The community is working not because it's suburban, he argues, but because, for once in Baltimore, it's truly urban. Dense, dynamic and street-centric, the sort of place planners dream about.
On these coiffed legs of Fleet and Aliceanna streets, people won't find the quirks and imperfections that infuse charm into other parts of the city. This might not be authentically Baltimore, but it's authentically urban.
"Downtown," Struever says, "has become more comfortable."
And there's profound meaning in that, says Fred Kent, president of the Project for Public Spaces. Charm, he calls ethereal. But comfort - that's fundamental.
"It's not fancy," he says. "It's almost subliminal. You just know when you come into a neighborhood and people are comfortable."
Shift in gravity
"Downtown Baltimore is gone," Paterakis is saying. "It's just Pratt Street now; it's nothing.

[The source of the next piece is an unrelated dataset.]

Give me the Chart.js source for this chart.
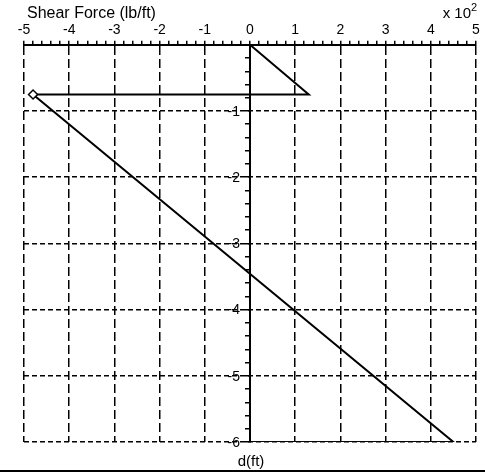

"There was a time when if you owned property on Howard or Lexington street you thought you owned the world."
Now Legg Mason is abandoning its downtown tower to be next to the Four Seasons. Now, Paterakis thinks, Harbor East is almost more downtown than downtown.
Which is just the sort of thing Laurie Schwartz, a consultant and former deputy mayor for neighborhood and economic development, worried about when she realized what Harbor East was becoming.
Yet she now believes that if not for Harbor East, Baltimore might be losing companies like Laureate and Legg Mason altogether.
Martin Millspaugh, who led the agency that organized the Charles Center and Inner Harbor renewal projects, recognizes the shift of gravity - he saw it in the 1980s when Harborplace pulled Baltimore's financial district south to Pratt and Lombard streets.
It's just evolution, he says: It's healthy.
"Jolting, but refreshing at the same," is how Wasserman puts it.
"It should give anybody hope about the future of the city."
On some Sundays, Paterakis likes to drive in from his home in Timonium to spy on his creation, to survey it, like everyone else does, from the street.
He'll watch young people trek from Whole Foods to their Spinnaker Bay apartments, weighed down with organic this, vegan that.
He feels like a king.
"You wonder how you get into things - 'cause I'm a baker," he says.